How South-east should vote in 2023 elections (2)

By August 31, 2022 No Comments

In the first part of this writing, I looked at the imperativeness of the South-east people to go all out and vote for individuals who are passionate about the rebirth of the region and the Igbo land in general irrespective of the party; big or small.

Here, we look at how the region should vote for the presidential election.

After submitting the region’s loyalty to the People’s Democratic Party (PDP) for 24 years, the party played the region by not zoning the presidency to them. It is also that the party made sure that the region did not get near the presidency except for appointments or in the National Assembly. Aftermath of the primaries, saw a region angry and despise the party for such relegation.

Regardless of what happened and the politics of the zoning and the primaries that got the presidential candidate and his vice, the region has been placed in a situation that their loyalty to the party should be questioned, rebuked and reversed.

As the politics raged, the former governor of Anambra state, Mr. Peter Obi pulled out and joined the Labour party where at the moment has garnered momentum and instilled hope for a better tomorrow among Nigerians.

But, some of the fine politicians whose names often come to mind from the region are pitching their tent under the PDP’s umbrella. While at that, they are blackmailing the region for making the mistake of failing to read the time as to them, it is a waste of time to pull their loyalty out of the party. They think that the region which is their stronghold should not pull their votes otherwise, the ruling party will return to power. These politicians think that Mr. Peter Obi and Labour Party will not be able to dislodge the ruling party and as such will deprive the PDP the needed force with its national spread to return to power.

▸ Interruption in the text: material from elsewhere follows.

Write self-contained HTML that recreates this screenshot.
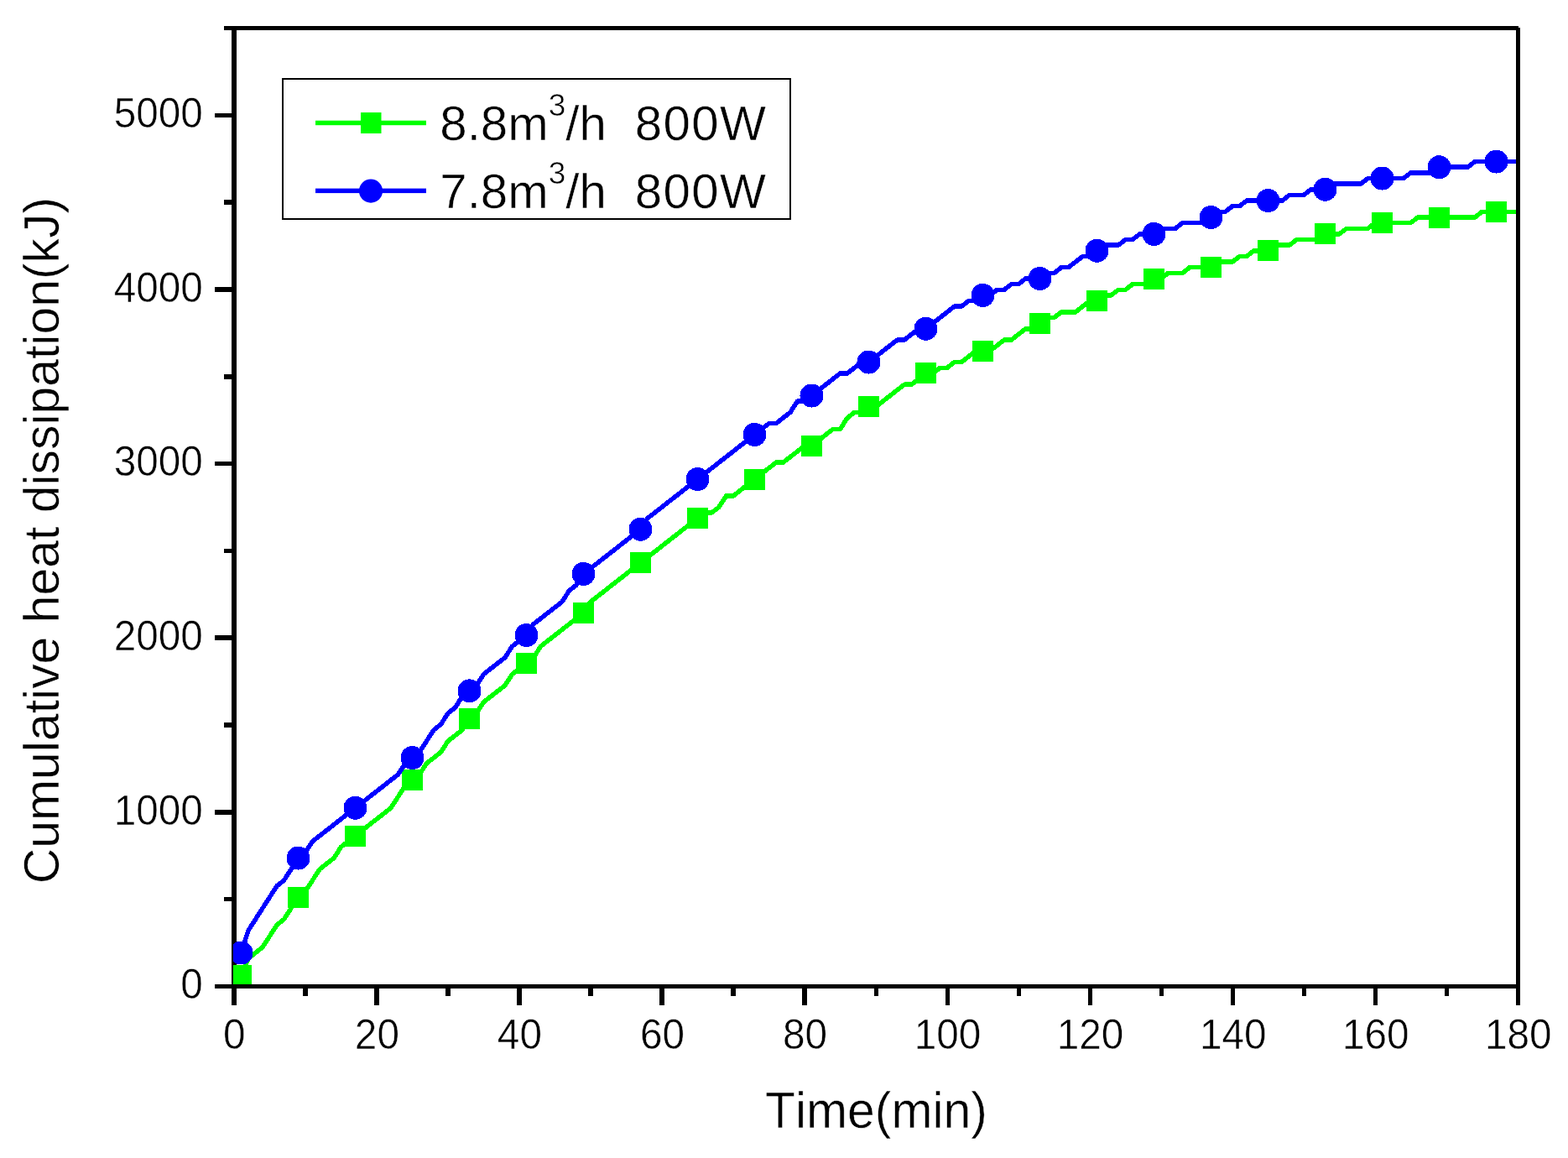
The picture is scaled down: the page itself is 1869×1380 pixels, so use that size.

Not only that, the All Progressives Grand Alliance (APGA) which controls only Anambra state, became jittery that the wave of the Labour party will stifle the party. They also conducted their primaries and got a presidential candidate making the state field two presidential candidates.

The governors in the ruling party have also pledged their states will vote for the ruling party, the All Progressives Congress (APC).

Read Also: How South-east should vote in 2023 elections

Nigeria has not been working and in the last seven years, it has not worked for many Nigerians. There is apprehension in the country for the return of the ruling party that brought untold hardship in the lives of many and whose candidate is frail or the PDP which was sacked for their impunity in governance.

Nigerians have solace that there is an alternative for them to exercise their power and ability to snatch power from the established political class under whose actions and watch, got the country near to its knees.

As people have the liberty and right to the choices they make, but such choices should be made with clarity and collective interest.

Many South-east and Igbo people in general are campaigning for the candidates irrespective of some of the already mentioned gray areas. After all, the region should not ‘pack their eggs in one basket.’

As the Nigerian people clamour to contest the election through the Labour Party and Peter Obi, the South-east should not misread the time and act otherwise.

The quest for a new Nigeria must not be lost in the political miscalculated choices of the politicians who will try to influence the electorates through the instruments of rigging while utilising hunger as a tool. And the region must not also see the momentum only in the spirit of bandwagon.

The region should vote in 2023 based on their conviction that the leading candidate who comes from among them, will work for the people. It is for a new Nigeria indeed.

The region should vote in order to show full support and go all out to make a convincing record with their votes. They should shun any blackmail and respond resoundingly with their votes.

This is a time to show a region that is politically alive.

As the people’s movement continues to gather steam and permeate across the country, the South-east should not be found lost in the movement.